The housing market is clearly on the road to recovery. We already suspected that, but our suspicions were confirmed last week when the latest Case-Shiller indexes showed that home prices made the fastest year-over-year growth since the middle of 2006. Home prices are on the rise mainly because the inventory of homes for sale continues to decrease. And, stock prices of homebuilders are rapidly increasing. KB Home, DR Horton, Toll Brothers, and the PulteGroup have all recently seen their shares approach 52-week highs.
With all of this good news, consumer confidence is getting much higher, but are the expectations too lofty?
It seems everyone is asking if how long it will take for home prices to get back to where they were in 2006 and 2007, before the housing bubble burst. But consumers may not want to hear one expert's answer to that question. “The hazard now is that people think normal is 2006, but we aren't going back there for a long time, maybe never,” said Case-Shiller index chairman David Blitzer. Blitzer acknowledges that the housing market has made significant gains in recent months, but he says the overall recovery will be a slow and gradual one.
Why?
He points out the fact that there is a still a big foreclosure backlog in many states, plus there is an elevated number of homeowners who are underwater with their mortgages. According to Blitzer, these two factors have slowed the housing market's recovery efforts and could continue to plague it in the years to come.

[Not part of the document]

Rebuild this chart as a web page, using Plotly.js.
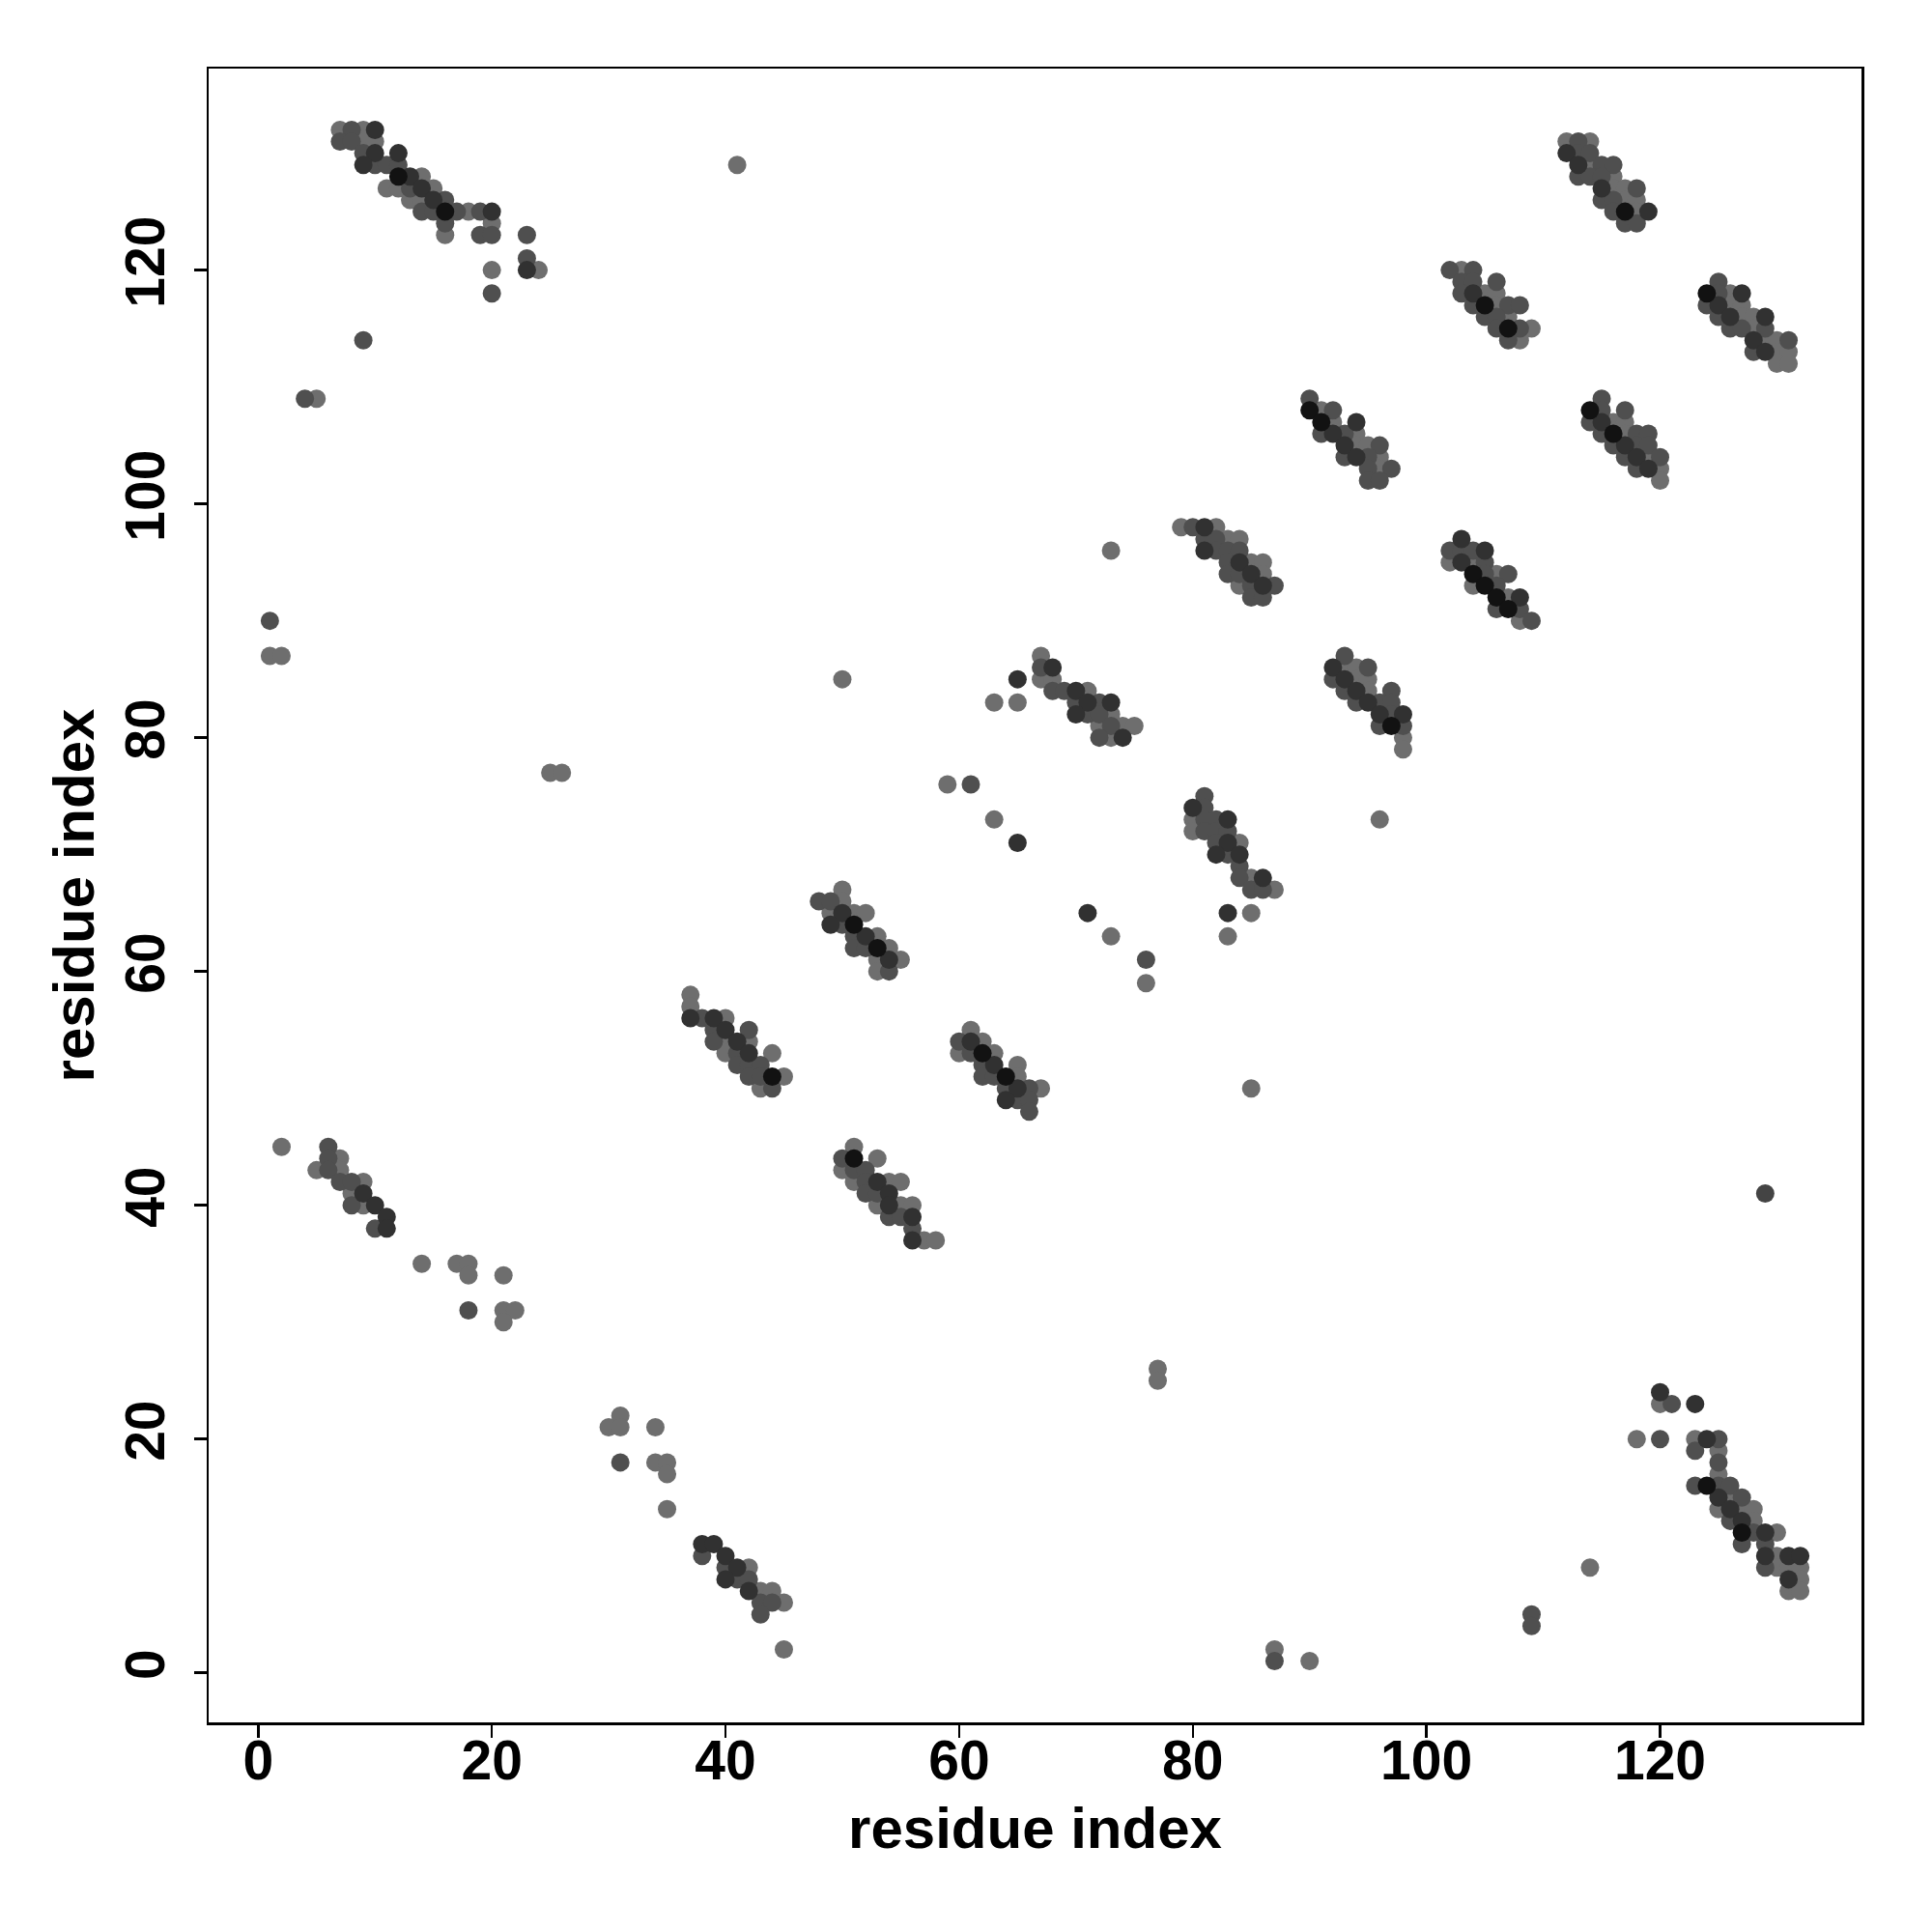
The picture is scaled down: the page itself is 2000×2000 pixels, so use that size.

The recent lack of inventory has driven home prices much higher over the past few months, but prices are still well below the peak numbers reached in 2006 and 2007. Blitzer says that those years should not be used as measuring sticks for success because they were at the height of the housing bubble, and aren't considered “normal” by industry insiders. In other words, consumer expectations are too high! Home prices are now back to August 2003 levels, but the shadow inventory could drag them back down.
What does that mean?
“Shadow inventory” is a real estate term for foreclosures that have not been sold yet, or homes that owners are delaying putting on the market until home prices increase. Basically, they are homes that aren't available yet, but are expected to be listed at an undetermined point in the future. Before the housing crisis, the average shadow inventory was about 500,000. Last summer, it stood at 3.1 million units.
Blitzer says the shadow inventory sits at about 2.6 million properties right now. Until they are cleared out, Blitzer says banks will limit how much money they lend out for home loans. Once the shadow inventory is reduced, banks’ balance sheets will back in a range where they feel comfortable lending out money again. If it seems that Blitzer only has bad news about the housing market, his predictions do include some positive notes as well. He says he expects the Federal Reserve to keep buying mortgage-backed bonds in an effort to keep interest rates low for the foreseeable future.
As the economy recovers, and as more of the shadow inventory gets cleared up, there will be more homes available and more credit available, thanks to the low interest rates. That means more Americans will be able to afford homes, and that's always a step in right direction when it comes to housing recovery!